Deyan Sudjic, Director of London's Design Museum, noted that GOV.UK is “a reflection of the government understanding how to communicate with the country in a way that works, it’s simple, direct, well mannered.”
Design is not just how it looks. Design must also be concerned with how it works. For things to work on the Web they must be findable. That requires a focus on search and navigation. When these are found the customer must be able to do something with them; complete a task.
The nature of behavior on the Web is very impatient and fast-moving. If within a couple of seconds a person does not understand what a page is about they tend to leave. Therefore, we need very minimalist design that clearly and rapidly communicates the purpose of any particular page.
“Why does a straightforward, cut-and-dry website deserve the award?” Kelsey Campbell-Dollaghan of Gizmodo UK asked. “Because of that straightforwardness, actually. There's only one typeface on Gov.uk, and a somber color palette of black and white gradients and classic blue links. There are no Pinterest logos, no blog content, and precious few images.”
One thing that is interesting to note about GOV.UK is the lack of news. Often, websites are dominated by the latest thing the organization wants to tell you. If you look at most intranets their homepages are dominated by all the things that the Communications Department needs to tell you. If you look at most public websites their homepages are dominated by all the things that the marketing department wants to tell you.

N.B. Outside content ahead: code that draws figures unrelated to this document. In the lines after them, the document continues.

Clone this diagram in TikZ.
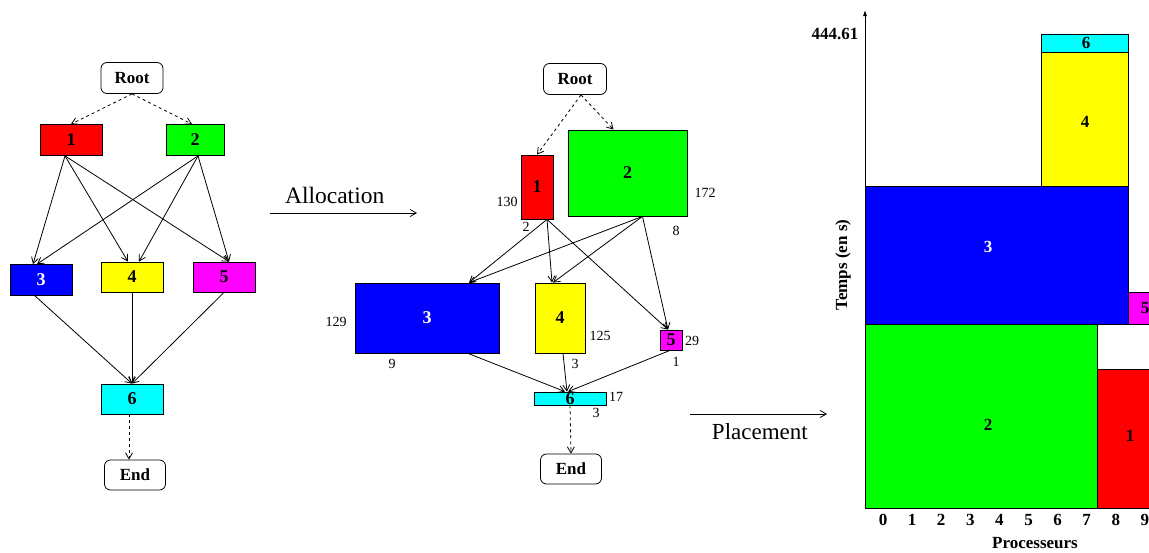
\documentclass[tikz,border=0pt]{standalone}
\usepackage{fontspec}
\setmainfont{Liberation Serif}
\usetikzlibrary{arrows.meta}
\definecolor{tred}{RGB}{255,0,0}
\definecolor{tgreen}{RGB}{0,255,0}
\definecolor{tblue}{RGB}{0,0,255}
\definecolor{tyellow}{RGB}{255,255,0}
\definecolor{tmagenta}{RGB}{255,0,255}
\definecolor{tcyan}{RGB}{0,255,255}
\tikzset{
	tasknode/.style = {draw=black, inner sep=0pt, text centered,
		font=\bfseries\fontsize{18}{18}\selectfont},
	term/.style = {tasknode, rounded corners=6pt, fill=white,
		font=\bfseries\fontsize{17}{17}\selectfont,
		minimum width=62pt, minimum height=31pt},% noeud Root / End
	tsk/.style = {tasknode, fill=#1},% tache coloree
	num/.style = {inner sep=0pt, font=\fontsize{14}{14}\selectfont},% processeurs / duree
	blk/.style = {draw=black, fill=#1},% bloc du diagramme de Gantt
	blab/.style = {inner sep=0pt, font=\bfseries\fontsize{17}{17}\selectfont}
}
\begin{document}
\begin{tikzpicture}[x=1pt,y=-1pt,line width=0.8pt,
		>={Straight Barb[length=6pt,width=7pt]}]
	\clip (0,0) rectangle (1149,552);
	% graphe de taches
	\node[term] (rootA) at (132,78) {Root};
	\node[tsk=tred, minimum width=62pt, minimum height=31pt] (a1) at (71,140) {1};
	\node[tsk=tgreen, minimum width=58pt, minimum height=31pt] (a2) at (195,140) {2};
	\node[tsk=tblue, text=white, minimum width=62pt, minimum height=31pt] (a3) at (41,280) {3};
	\node[tsk=tyellow, minimum width=62pt, minimum height=30pt] (a4) at (132,277) {4};
	\node[tsk=tmagenta, minimum width=62pt, minimum height=30pt] (a5) at (224,277) {5};
	\node[tsk=tcyan, minimum width=62pt, minimum height=30pt] (a6) at (132,399) {6};
	\node[term, minimum width=61pt, minimum height=30pt] (endA) at (135,475) {End};
	\draw[->,dashed] (rootA.south) -- (a1.north);
	\draw[->,dashed] (rootA.south) -- ([xshift=-3pt]a2.north);
	\draw[->] ([xshift=-6pt]a1.south) -- ([xshift=-8pt]a3.north);
	\draw[->] ([xshift=-6pt]a1.south) -- ([xshift=-4pt]a4.north);
	\draw[->] ([xshift=-6pt]a1.south) -- ([xshift=5pt]a5.north);
	\draw[->] ([xshift=3pt]a2.south) -- ([xshift=-4pt]a3.north);
	\draw[->] ([xshift=3pt]a2.south) -- ([xshift=7pt]a4.north);
	\draw[->] ([xshift=3pt]a2.south) -- ([xshift=5pt]a5.north);
	\draw[->] ([xshift=-6pt]a3.south) -- (a6.north);
	\draw[->] (a4.south) -- (a6.north);
	\draw[->] (a5.south) -- (a6.north);
	\draw[->,dashed] ([xshift=-3pt]a6.south) -- ([xshift=-6pt]endA.north);

	\coordinate (allocS) at (270,213);
	\coordinate (allocE) at (417,213);
	\draw[->] (allocS) -- (allocE)
		node[pos=0.44, above=6pt, font=\fontsize{23.5}{23.5}\selectfont] {Allocation};

	% graphe alloue
	\node[term, minimum width=63pt] (rootB) at (575,79) {Root};
	\node[tsk=tred, minimum width=32pt, minimum height=64pt] (b1) at (537,187) {1};
	\node[tsk=tgreen, minimum width=119pt, minimum height=86pt] (b2) at (627.5,173) {2};
	\node[tsk=tblue, text=white, minimum width=144pt, minimum height=70pt] (b3) at (427,318) {3};
	\node[tsk=tyellow, minimum width=50pt, minimum height=70pt] (b4) at (560,318) {4};
	\node[tsk=tmagenta, minimum width=22pt, minimum height=20pt] (b5) at (671,340) {5};
	\node[tsk=tcyan, minimum width=72pt, minimum height=13pt] (b6) at (570,398.5) {6};
	\node[term, minimum width=61pt, minimum height=30pt] (endB) at (571,469) {End};
	\draw[->,dashed] ([xshift=6pt]rootB.south) -- (b1.north);
	\draw[->,dashed] ([xshift=6pt]rootB.south) -- ([xshift=-14pt]b2.north);
	\draw[->] ([xshift=10pt]b1.south) -- ([xshift=42pt]b3.north);
	\draw[->] ([xshift=10pt]b1.south) -- ([xshift=-8pt]b4.north);
	\draw[->] ([xshift=10pt]b1.south) -- ([xshift=-3pt]b5.north);
	\draw[->] ([xshift=15pt]b2.south) -- ([xshift=42pt]b3.north);
	\draw[->] ([xshift=15pt]b2.south) -- ([xshift=-7pt]b4.north);
	\draw[->] ([xshift=15pt]b2.south) -- ([xshift=-3pt]b5.north);
	\draw[->] ([xshift=41pt]b3.south) -- ([xshift=-5pt]b6.north);
	\draw[->] ([xshift=3pt]b4.south) -- ([xshift=-3pt]b6.north);
	\draw[->] ([xshift=-1pt]b5.south) -- ([xshift=-2pt]b6.north);
	\draw[->,dashed] (b6.south) -- (endB.north);
	\node[num] at (507,202) {130};
	\node[num] at (526,227) {2};
	\node[num] at (705,193) {172};
	\node[num] at (676,231) {8};
	\node[num] at (336,322) {129};
	\node[num] at (392,364) {9};
	\node[num] at (600,336) {125};
	\node[num] at (575,364) {3};
	\node[num] at (692,341) {29};
	\node[num] at (676,362) {1};
	\node[num] at (616,397) {17};
	\node[num] at (596,413) {3};

	\coordinate (placS) at (690,414);
	\coordinate (placE) at (827,414);
	\draw[->] (placS) -- (placE)
		node[pos=0.51, below=6pt, font=\fontsize{23}{23}\selectfont] {Placement};

	% diagramme de Gantt
	\draw[blk=tgreen] (865,508) rectangle (1097,324);
	\node[blab] at (988,425) {2};
	\draw[blk=tred] (1097,508) rectangle (1163,369);
	\node[blab] at (1130,436) {1};
	\draw[blk=tblue] (865,324) rectangle (1128,186);
	\node[blab, text=white] at (988,247) {3};
	\draw[blk=tmagenta] (1128,324) rectangle (1160,292);
	\node[blab] at (1145,308) {5};
	\draw[blk=tyellow] (1041,186) rectangle (1128,52);
	\node[blab] at (1085,122) {4};
	\draw[blk=tcyan] (1041,52) rectangle (1128,34);
	\node[blab] at (1086,43) {6};
	\draw[-{Latex[length=6pt,width=4pt]}] (865,508) -- (865,10);
	\draw (865,508) -- (1160,508);
	\foreach \p in {0,...,9}
		\node[blab] at (883+29.1*\p,520) {\p};
	\node[blab] at (1035,543) {Processeurs};
	\node[blab, rotate=90] at (843,265) {Temps (en s)};
	\node[blab] at (835,34) {444.61};
\end{tikzpicture}
\end{document}
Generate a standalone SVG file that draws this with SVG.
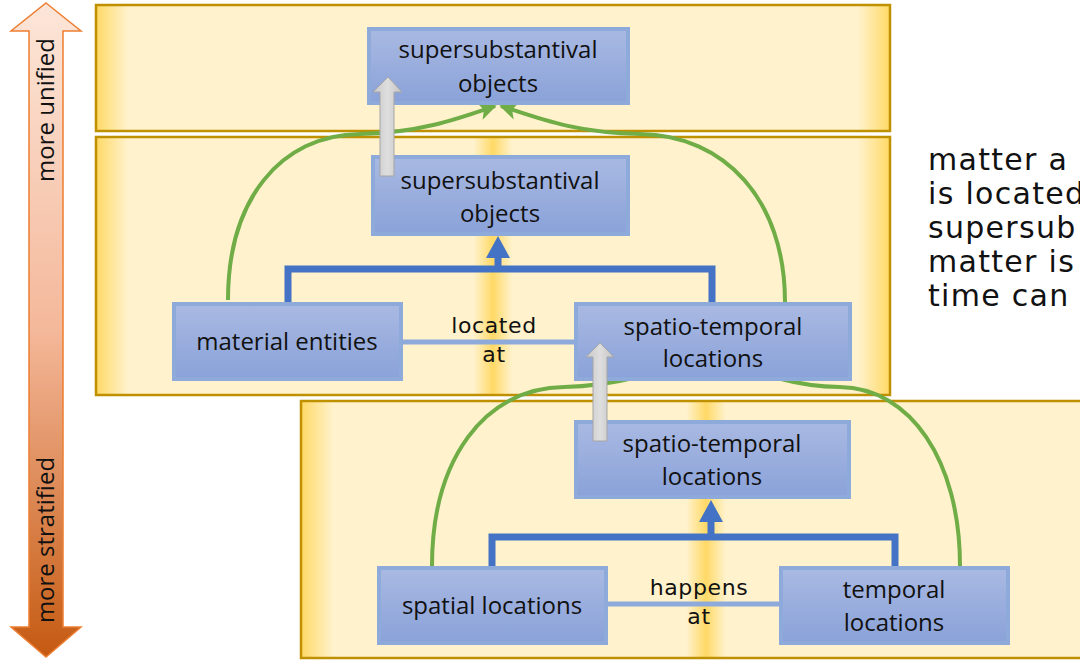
<svg xmlns="http://www.w3.org/2000/svg" width="1080" height="660" viewBox="0 0 1080 660">
  <style>
    .panel { fill: url(#panelFill); stroke: #bf9000; stroke-width: 2.5; }
    .panelTop { fill: url(#panelEdgeFill); stroke: #bf9000; stroke-width: 2.5; }
    .box { fill: url(#boxFill); stroke: #8eaadb; stroke-width: 4; }
    .boxText { font-family: "Open Sans", "Noto Sans", sans-serif; font-size: 24px; fill: #111; text-anchor: middle; }
    .relText { font-family: "DejaVu Sans", sans-serif; font-size: 22px; letter-spacing: 0.6px; fill: #111; text-anchor: middle; }
    .sideText { font-family: "DejaVu Sans", sans-serif; font-size: 30px; letter-spacing: 1.3px; fill: #111; }
    .axisText { font-family: "Open Sans", "Noto Sans", sans-serif; font-size: 24px; fill: #111; text-anchor: middle; }
    .isa { fill: none; stroke: #4472c4; stroke-width: 7; }
    .rel { fill: none; stroke: #8eaadb; stroke-width: 5; }
    .merge { fill: none; stroke: #70ad47; stroke-width: 4; marker-end: url(#greenHead); }
    .lift { fill: url(#grayFill); stroke: #a5a5a5; stroke-width: 1; }
  </style>
  <defs>
    <linearGradient id="panelFill" x1="0" y1="0" x2="1" y2="0">
      <stop offset="0" stop-color="#ffd966"/>
      <stop offset="0.04" stop-color="#fff2cc"/>
      <stop offset="0.476" stop-color="#fff2cc"/>
      <stop offset="0.5" stop-color="#ffd966"/>
      <stop offset="0.524" stop-color="#fff2cc"/>
      <stop offset="0.96" stop-color="#fff2cc"/>
      <stop offset="1" stop-color="#ffd966"/>
    </linearGradient>
    <linearGradient id="panelEdgeFill" x1="0" y1="0" x2="1" y2="0">
      <stop offset="0" stop-color="#ffd966"/>
      <stop offset="0.04" stop-color="#fff2cc"/>
      <stop offset="0.96" stop-color="#fff2cc"/>
      <stop offset="1" stop-color="#ffd966"/>
    </linearGradient>
    <linearGradient id="boxFill" x1="0" y1="0" x2="0" y2="1">
      <stop offset="0" stop-color="#a9b9e2"/>
      <stop offset="1" stop-color="#8aa2d9"/>
    </linearGradient>
    <linearGradient id="axisFill" x1="0" y1="0" x2="0" y2="1">
      <stop offset="0" stop-color="#fce6d9"/>
      <stop offset="0.5" stop-color="#f4b89a"/>
      <stop offset="1" stop-color="#c55a11"/>
    </linearGradient>
    <linearGradient id="grayFill" x1="0" y1="0" x2="1" y2="0">
      <stop offset="0" stop-color="#c8c8c8"/>
      <stop offset="0.5" stop-color="#dedede"/>
      <stop offset="1" stop-color="#c4c4c4"/>
    </linearGradient>
    <marker id="greenHead" viewBox="0 0 10 10" refX="9" refY="5" markerWidth="4.5" markerHeight="4.5" orient="auto" markerUnits="strokeWidth">
      <path d="M0,0 L10,5 L0,10 L2.5,5 Z" fill="#70ad47"/>
    </marker>
  </defs>

  <!-- vertical axis: unified (top) to stratified (bottom) -->
  <g id="axis">
    <polygon points="46,3 81,31 63,31 63,627 81,627 46,657 11,627 29,627 29,31 11,31" fill="url(#axisFill)" stroke="#ed7d31" stroke-width="1.5"/>
    <text class="axisText" transform="translate(54,110) rotate(-90)">more unified</text>
    <text class="axisText" transform="translate(54,540) rotate(-90)">more stratified</text>
  </g>

  <!-- layer panels -->
  <g id="layer-top"><rect class="panelTop" x="96" y="5" width="794" height="126"/></g>
  <g id="layer-middle"><rect class="panel" x="96" y="137" width="794" height="258"/></g>
  <g id="layer-bottom"><rect class="panel" x="301" y="401" width="810" height="257"/></g>

  <!-- connectors -->
  <g id="connectors">
    <!-- is-a brackets -->
    <path class="isa" d="M288,302 V269 H712 V302 M498,269 V252"/>
    <polygon points="498,236 510,258 486,258" fill="#4472c4"/>
    <path class="isa" d="M492,566 V537 H895 V566 M711,537 V516"/>
    <polygon points="711,500 723,522 699,522" fill="#4472c4"/>
    <!-- relations -->
    <line class="rel" x1="403" y1="342" x2="574" y2="342"/>
    <line class="rel" x1="608" y1="604" x2="779" y2="604"/>
    <!-- merge curves -->
    <path class="merge" d="M228,300 C228,200 280,135 360,134 C420,133 460,118 495,106"/>
    <path class="merge" d="M785,302 C785,200 725,135 640,134 C575,133 538,118 501,106"/>
    <path class="merge" d="M432,566 C432,460 484,388 564,387 C624,386 672,367 707,355"/>
    <path class="merge" d="M960,566 C960,460 910,388 840,387 C780,386 750,367 717,355"/>
  </g>

  <!-- nodes -->
  <g id="node-objects-top">
    <rect class="box" x="369" y="29" width="259" height="74"/>
    <text class="boxText" x="498" y="58">supersubstantival</text>
    <text class="boxText" x="498" y="92">objects</text>
  </g>
  <g id="node-objects-mid">
    <rect class="box" x="373" y="157" width="255" height="77"/>
    <text class="boxText" x="500" y="189">supersubstantival</text>
    <text class="boxText" x="500" y="222">objects</text>
  </g>
  <g id="node-material">
    <rect class="box" x="174" y="304" width="227" height="75"/>
    <text class="boxText" x="287" y="350">material entities</text>
  </g>
  <g id="node-st-mid">
    <rect class="box" x="576" y="304" width="274" height="75"/>
    <text class="boxText" x="713" y="335">spatio-temporal</text>
    <text class="boxText" x="713" y="367">locations</text>
  </g>
  <g id="node-st-low">
    <rect class="box" x="576" y="422" width="273" height="75"/>
    <text class="boxText" x="712" y="452">spatio-temporal</text>
    <text class="boxText" x="712" y="485">locations</text>
  </g>
  <g id="node-spatial">
    <rect class="box" x="379" y="568" width="227" height="75"/>
    <text class="boxText" x="492" y="614">spatial locations</text>
  </g>
  <g id="node-temporal">
    <rect class="box" x="781" y="568" width="227" height="75"/>
    <text class="boxText" x="894" y="598">temporal</text>
    <text class="boxText" x="894" y="631">locations</text>
  </g>

  <!-- relation labels -->
  <g id="labels">
    <text class="relText" x="494" y="333">located</text>
    <text class="relText" x="494" y="362">at</text>
    <text class="relText" x="699" y="595">happens</text>
    <text class="relText" x="699" y="624">at</text>
  </g>

  <!-- lift arrows between layers -->
  <g id="lifts">
    <polygon class="lift" points="388,77 402,92 394,92 394,176 380,176 380,92 373,92"/>
    <polygon class="lift" points="600,343 614,357 607,357 607,441 593,441 593,357 586,357"/>
  </g>

  <!-- side note, running past the right edge -->
  <g id="note">
    <text class="sideText" x="928" y="170">matter a</text>
    <text class="sideText" x="928" y="204">is located</text>
    <text class="sideText" x="928" y="238">supersub</text>
    <text class="sideText" x="928" y="272">matter is</text>
    <text class="sideText" x="928" y="306">time can</text>
  </g>
</svg>
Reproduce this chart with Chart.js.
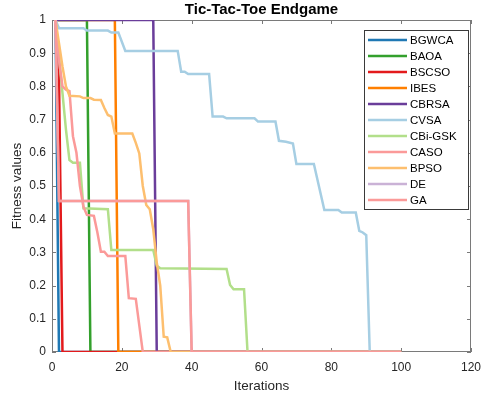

Norwegian bank Sparebanken faced the classical challenge of serving the customer versus serving the organization. Its homepage and general approach used to involve lots of news and marketing pieces focused on telling the customers things. This led to lots of attractive images and a classic graphical design approach. However, customers found it difficult to complete basic tasks like signing in to their account and calculating loan repayments figures.
Sparebanken decided to radically simplify and truly focus on customer top tasks. Their new homepage is now totally dominated by the sign in process. There are no marketing messages at all. In fact, they deleted 50% of their content. The result?
The sign in process works much better
Use of the Loan calculator increased by 236%
Traffic to the most important product information and services increased by 520%
The final point is the most interesting. The marketing and branding messages that drove the old style design were mainly aimed at getting people to visit product information pages. When they took all this content away — thus simplifying the navigation — they had a 520% increase in visits to the product pages.
Web design must be judged by its ability to help people do things. Thankfully, we are beginning to see more and more of this outcome-based design thinking emerging. It’s exciting times. The Web is finally leaving behind the world of print and TV and developing its own design approach.